In Regards to
F. Gwynplaine MacIntyre's The Unpleasantness at the Baloney Club
8 April 1999
This seems to be a comedy of manners, mocking those people who take their silly customs seriously. These rules seemed to matter more than either those who are effected by the rules.
I loved the ironic ending. I don't think that's about limiting club or social group membership. I just saw it as the running joke: "Just room for one" was the message in his dream, the message on the bus, and then the message from the grim elevator attendant.

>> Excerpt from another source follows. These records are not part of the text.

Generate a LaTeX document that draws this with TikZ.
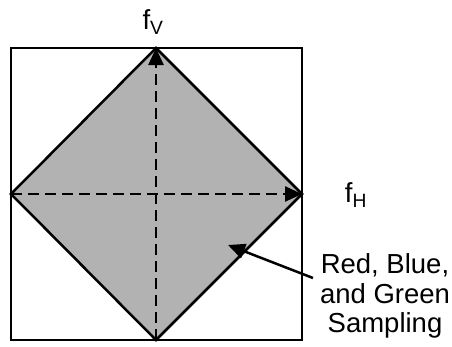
\documentclass[tikz,border=0pt]{standalone}
\usepackage{fontspec}
\setmainfont{Liberation Sans}
\usetikzlibrary{arrows.meta}
\begin{document}
\begin{tikzpicture}[x=1pt,y=-1pt,
  edge/.style={line width=2.5pt,line join=miter},
  axis/.style={line width=2.5pt,dash pattern=on 11pt off 6pt,-{Triangle[length=17pt,width=15pt]}},
  pointer/.style={line width=2.5pt,-{Triangle[length=17pt,width=15pt]}},
  lbl/.style={font=\fontsize{27.5}{29.5}\selectfont,inner sep=0pt,align=center}]
\useasboundingbox (0,0) rectangle (452,346);
\coordinate (T) at (156,48);
\coordinate (R) at (302,194);
\coordinate (B) at (156,340);
\coordinate (L) at (11,194);
\coordinate (C) at (156,194);
\draw[edge] (11,48) rectangle (302,340);
\filldraw[edge,fill=black!30] (T) -- (R) -- (B) -- (L) -- cycle;
\draw[axis] (B) -- (T);
\draw[axis] (L) -- (R);
\node[lbl] (fv) at (153,22) {f\textsubscript{V}};
\node[lbl] (fh) at (356,195) {f\textsubscript{H}};
\node[lbl] (txt) at (385,296) {Red, Blue,\\and Green\\Sampling};
\coordinate (tip) at (228,245);
\draw[pointer] (313,278) -- (tip);
\end{tikzpicture}
\end{document}
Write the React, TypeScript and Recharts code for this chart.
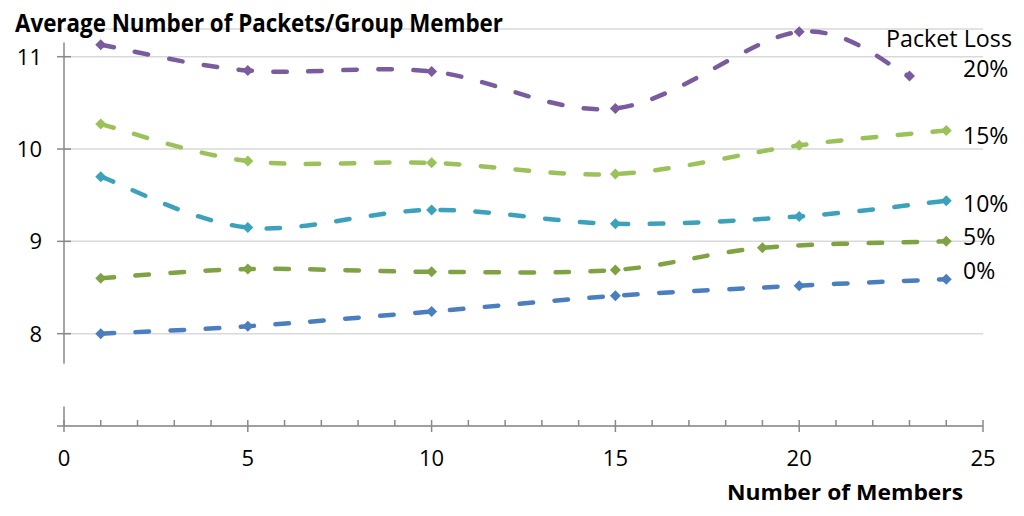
import { CartesianGrid, Line, LineChart, ReferenceLine, XAxis, YAxis } from "recharts";

const members = [1, 5, 10, 15, 20, 24];
const members5 = [1, 5, 10, 15, 19, 24];
const members20 = [1, 5, 10, 15, 20, 23];

const loss0 = [8.0, 8.08, 8.24, 8.41, 8.52, 8.59];
const loss5 = [8.6, 8.7, 8.67, 8.69, 8.93, 9.0];
const loss10 = [9.7, 9.15, 9.34, 9.19, 9.27, 9.44];
const loss15 = [10.27, 9.87, 9.85, 9.73, 10.04, 10.2];
const loss20 = [11.13, 10.85, 10.84, 10.44, 11.27, 10.79];

const xTicks = Array.from({ length: 26 }, (_, i) => i);
const yTicks = [8, 9, 10, 11];
const lossLabels = ["20%", "15%", "10%", "5%", "0%"];

const toPoints = (xs: number[], ys: number[]) => xs.map((x, i) => ({ x, y: ys[i] }));

const series = [
  { name: "0%", color: "#4a7ebf", data: toPoints(members, loss0) },
  { name: "5%", color: "#7fa243", data: toPoints(members5, loss5) },
  { name: "10%", color: "#3ca2bc", data: toPoints(members, loss10) },
  { name: "15%", color: "#9bc258", data: toPoints(members, loss15) },
  { name: "20%", color: "#7a5c9e", data: toPoints(members20, loss20) },
];

const axisColor = "#898989";
const font = "'Open Sans', sans-serif";

// Excel-like smoothed line (Catmull-Rom through the points)
function smoothCurve(context: any) {
  let pts: [number, number][] = [];
  return {
    areaStart() {},
    areaEnd() {},
    lineStart() {
      pts = [];
    },
    point(x: number, y: number) {
      pts.push([+x, +y]);
    },
    lineEnd() {
      const n = pts.length;
      if (!n) return;
      context.moveTo(pts[0][0], pts[0][1]);
      for (let i = 0; i < n - 1; i++) {
        const p0 = pts[Math.max(i - 1, 0)];
        const p1 = pts[i];
        const p2 = pts[i + 1];
        const p3 = pts[Math.min(i + 2, n - 1)];
        context.bezierCurveTo(
          p1[0] + (p2[0] - p0[0]) / 6,
          p1[1] + (p2[1] - p0[1]) / 6,
          p2[0] - (p3[0] - p1[0]) / 6,
          p2[1] - (p3[1] - p1[1]) / 6,
          p2[0],
          p2[1]
        );
      }
    },
  };
}

function Diamond(props: any) {
  const { cx, cy, fill } = props;
  if (cx == null || cy == null) return null;
  const r = 5.5;
  return (
    <polygon
      points={`${cx},${cy - r} ${cx + r},${cy} ${cx},${cy + r} ${cx - r},${cy}`}
      fill={fill}
    />
  );
}

function XTick({ x, y, payload }: any) {
  const v = payload.value;
  const major = v % 5 === 0;
  return (
    <g>
      <line x1={x} x2={x} y1={y - 6} y2={major ? y + 6 : y} stroke={axisColor} strokeWidth={1.5} />
      {v === 0 && <line x1={x - 7} x2={x} y1={y} y2={y} stroke={axisColor} strokeWidth={1.5} />}
      {major && (
        <text x={x} y={y + 40} textAnchor="middle" fontFamily={font} fontSize={22} fill="#000">
          {v}
        </text>
      )}
    </g>
  );
}

function YTick({ x, y, payload }: any) {
  return (
    <g>
      <line x1={x - 7} x2={x + 7} y1={y} y2={y} stroke={axisColor} strokeWidth={1.5} />
      <text x={x - 22} y={y} dy="0.36em" textAnchor="end" fontFamily={font} fontSize={22} fill="#000">
        {payload.value}
      </text>
    </g>
  );
}

export default function App() {
  const labelYs = [77, 144, 212, 245, 279];
  return (
    <div style={{ position: "absolute", left: 0, top: 0, width: 1024, height: 516, background: "#fff" }}>
      <LineChart width={1024} height={516} margin={{ top: 29, right: 41, bottom: 0, left: 0 }}>
        <CartesianGrid vertical={false} stroke="#d9d9d9" strokeWidth={1.5} />
        <XAxis
          type="number"
          dataKey="x"
          domain={[0, 25]}
          ticks={xTicks}
          interval={0}
          height={90}
          tickSize={0}
          tickMargin={0}
          tickLine={false}
          axisLine={{ stroke: axisColor, strokeWidth: 1.5 }}
          tick={<XTick />}
          allowDuplicatedCategory={false}
        />
        <YAxis
          type="number"
          domain={[7, 11.3]}
          ticks={yTicks}
          interval={0}
          width={64}
          tickSize={0}
          tickMargin={0}
          tickLine={false}
          axisLine={false}
          tick={<YTick />}
        />
        <ReferenceLine
          segment={[{ x: 0, y: 7 }, { x: 0, y: 7.21 }]}
          stroke={axisColor}
          strokeWidth={1.5}
          ifOverflow="visible"
        />
        <ReferenceLine
          segment={[{ x: 0, y: 7.675 }, { x: 0, y: 11.155 }]}
          stroke={axisColor}
          strokeWidth={1.5}
          ifOverflow="visible"
        />
        {series.map((s) => (
          <Line
            key={s.name}
            data={s.data}
            dataKey="y"
            name={s.name}
            type={smoothCurve as any}
            stroke={s.color}
            strokeWidth={4.5}
            strokeDasharray="13.5 21.5"
            strokeLinecap="round"
            dot={<Diamond fill={s.color} />}
            activeDot={false}
            isAnimationActive={false}
          />
        ))}
      </LineChart>
      <svg
        width={1024}
        height={516}
        style={{ position: "absolute", left: 0, top: 0, pointerEvents: "none" }}
      >
        <text x={15} y={32} fontFamily={font} fontWeight={700} fontSize={25} fill="#000" textLength={488} lengthAdjust="spacingAndGlyphs">
          Average Number of Packets/Group Member
        </text>
        <text x={727} y={500} fontFamily={font} fontWeight={700} fontSize={22} fill="#000" textLength={236} lengthAdjust="spacingAndGlyphs">
          Number of Members
        </text>
        <text x={886} y={47} fontFamily={font} fontSize={23} fill="#000" textLength={126} lengthAdjust="spacingAndGlyphs">
          Packet Loss
        </text>
        {lossLabels.map((label, i) => (
          <text key={label} x={963} y={labelYs[i]} fontFamily={font} fontSize={23} fill="#000">
            {label}
          </text>
        ))}
      </svg>
    </div>
  );
}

I don't know if the author really intends that we should view the Baloney Club as a microcosm for the world. Just because a story is written without women does not mean the author is either sexist or addressing sexism or patriarchy. If a man rights about men, it could be that he is just writing about what he knows best and sees no need for female characters within the cast. And of course, if he arbitrarily changes a character to female, then he gets criticized "Why is this person female?" or "No woman would do this." A male author can hardly win when it comes to casting or not casting females in the story. Everything is interpreted as intentional. This is absurd. Stories can be stories. If I want to write a philosophical message, I write a philosophical message. If I want to write an alagory, I write an alagory. Why write an alagory so subtle that everyone is going to miss the point except a few elitist critics who have made up their minds on the issue before they open your book!